I waited until she had left the room and was out of earshot, then burst out laughing. “Some people will just tell you anything, won’t they?!!” I chortled. Daisy didn’t say anything. She was still trying to process — or maybe erase her memory banks, I think. I, however, will cherish this little episode forever in my memory banks, because my humor is a little sick, and I love people’s quirks.

Later on, the lady came back into the kitchen. She needed milk–2% milk–in her coffee, couldn’t use creamer, you know (because of her condition), and did we have any 2%? We looked in the fridge. Ah yes, there was a gallon of milk in there.

(Now, you have to understand about the church fridge. It is a scary place. All sorts of forgotten items were in there. Half-eaten this, and half-eaten that, some from pre-Noahic days, I think. Take-out pizza–nobody dared lift the lid of the box to find out what was residing there. No one ever seems to know who put these questionable items in the fridge, why they didn’t finish them up, or how many years ago they were abandoned.)
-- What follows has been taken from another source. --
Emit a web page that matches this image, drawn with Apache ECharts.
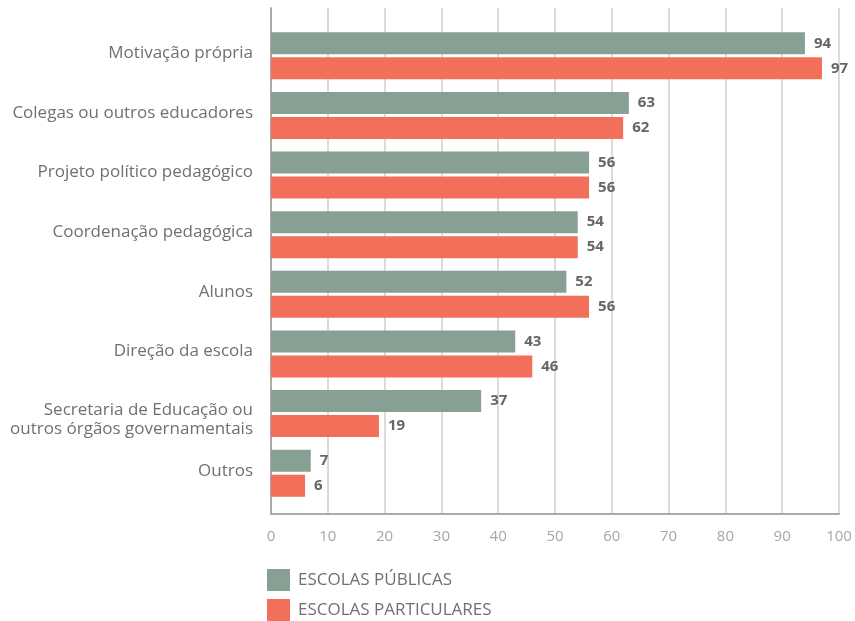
<!DOCTYPE html>
<html>
<head>
<meta charset="utf-8">
<script src="https://cdn.jsdelivr.net/npm/echarts@6/dist/echarts.min.js"></script>
<style>
  html, body { margin: 0; padding: 0; background: #fff; }
  #chart { width: 855px; height: 621px; }
</style>
</head>
<body>
<div id="chart"></div>
<script>
// Categories (top to bottom)
const categories = [
  'Motivação própria',
  'Colegas ou outros educadores',
  'Projeto político pedagógico',
  'Coordenação pedagógica',
  'Alunos',
  'Direção da escola',
  'Secretaria de Educação ou\noutros órgãos governamentais',
  'Outros'
];
const publicas = [94, 63, 56, 54, 52, 43, 37, 7];
const particulares = [97, 62, 56, 54, 56, 46, 19, 6];
const xTicks = [0, 10, 20, 30, 40, 50, 60, 70, 80, 90, 100];
const seriesNames = ['ESCOLAS PÚBLICAS', 'ESCOLAS PARTICULARES'];

const FONT = '"Open Sans"';
const chart = echarts.init(document.getElementById('chart'), null, { renderer: 'canvas' });

const labelText = { color: '#707070', fontSize: 17, fontFamily: FONT, align: 'right' };

// single-line labels sit slightly high in their band; the two-line label is
// pushed down a little by an empty spacer line above it
function categoryLabel(value) {
  const lines = value.split('\n');
  if (lines.length === 1) return '{one|' + value + '}';
  return '{sp| }\n' + lines.map(function (l) { return '{multi|' + l + '}'; }).join('\n');
}

const valueLabel = {
  show: true,
  position: 'right',
  distance: 9,
  color: '#666',
  fontFamily: FONT,
  fontWeight: 'bold',
  fontSize: 15
};

function legendAt(top, name) {
  return {
    orient: 'vertical',
    left: 267, top: top,
    padding: 0,
    itemWidth: 23, itemHeight: 22,
    icon: 'rect',
    selectedMode: false,
    textStyle: { color: '#707070', fontSize: 17, fontFamily: FONT, padding: [0, 0, 0, 3] },
    data: [name]
  };
}

chart.setOption({
  animation: false,
  backgroundColor: '#fff',
  textStyle: { fontFamily: FONT },
  grid: [
    // frame: gridlines, bottom axis and left rule
    { left: 271, right: 16, top: 8, bottom: 107 },
    // bar area
    { left: 271, right: 16, top: 26, bottom: 118 }
  ],
  xAxis: [
    {
      gridIndex: 0, type: 'value', min: xTicks[0], max: xTicks[xTicks.length - 1], interval: 10,
      axisLine: { show: true, lineStyle: { color: '#aaa', width: 2 } },
      axisTick: { show: false },
      splitLine: { show: true, lineStyle: { color: '#cfcfcf', width: 1.5 } },
      axisLabel: { color: '#a6a6a6', fontSize: 15, margin: 15, fontFamily: FONT }
    },
    {
      gridIndex: 1, type: 'value', min: 0, max: 100, show: false
    }
  ],
  yAxis: [
    {
      gridIndex: 0, type: 'value', min: 0, max: 1,
      axisLine: { show: true, lineStyle: { color: '#aaa', width: 2 } },
      axisTick: { show: false }, axisLabel: { show: false }, splitLine: { show: false }
    },
    {
      gridIndex: 1, type: 'category', data: categories, inverse: true,
      axisLine: { show: false }, axisTick: { show: false },
      axisLabel: {
        color: '#707070', fontSize: 17, margin: 18, fontFamily: FONT, align: 'right',
        formatter: categoryLabel,
        rich: {
          one: Object.assign({ lineHeight: 20, padding: [0, 0, 5, 0] }, labelText),
          sp: Object.assign({ lineHeight: 12, height: 12 }, labelText, { fontSize: 8 }),
          multi: Object.assign({ lineHeight: 19 }, labelText)
        }
      }
    }
  ],
  legend: [legendAt(569, seriesNames[0]), legendAt(599, seriesNames[1])],
  series: [
    {
      name: seriesNames[0], type: 'bar', xAxisIndex: 1, yAxisIndex: 1,
      data: publicas, barWidth: 22, barGap: '14%',
      itemStyle: { color: '#88a093' },
      label: valueLabel
    },
    {
      name: seriesNames[1], type: 'bar', xAxisIndex: 1, yAxisIndex: 1,
      data: particulares, barWidth: 22,
      itemStyle: { color: '#f26f5a' },
      label: valueLabel
    }
  ]
});
</script>
</body>
</html>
Mabel Cory expressed doubts about the milk and said we would look at the date. June 30. This was July 11. The lady insisted, “Oh, I’ll just taste it, and if it’s OK, I can put it in my coffee.” Mabel was horrified and protested that it was too old by now. “Oh, you can’t believe the dates on those jugs!!! You got to taste it to tell! It’s probably fine.” She proceeded to pour a cup, taste it, and smack loudly several times. Smack, smack, smack! “It’s good! I’ll take it!” (More laughter from yours truly after she left the kitchen. Why can’t I control my funny bone? Nobody else seemed to think she was nearly as funny as I did, except my ten-year-old daughter, Beebee–only she informed me on the way home that the old lady wasn’t so much funny as SCARY.)

So, that was how I spent last Friday. I am laughing still. I’ll bet you’re all just envious, now aren’t you?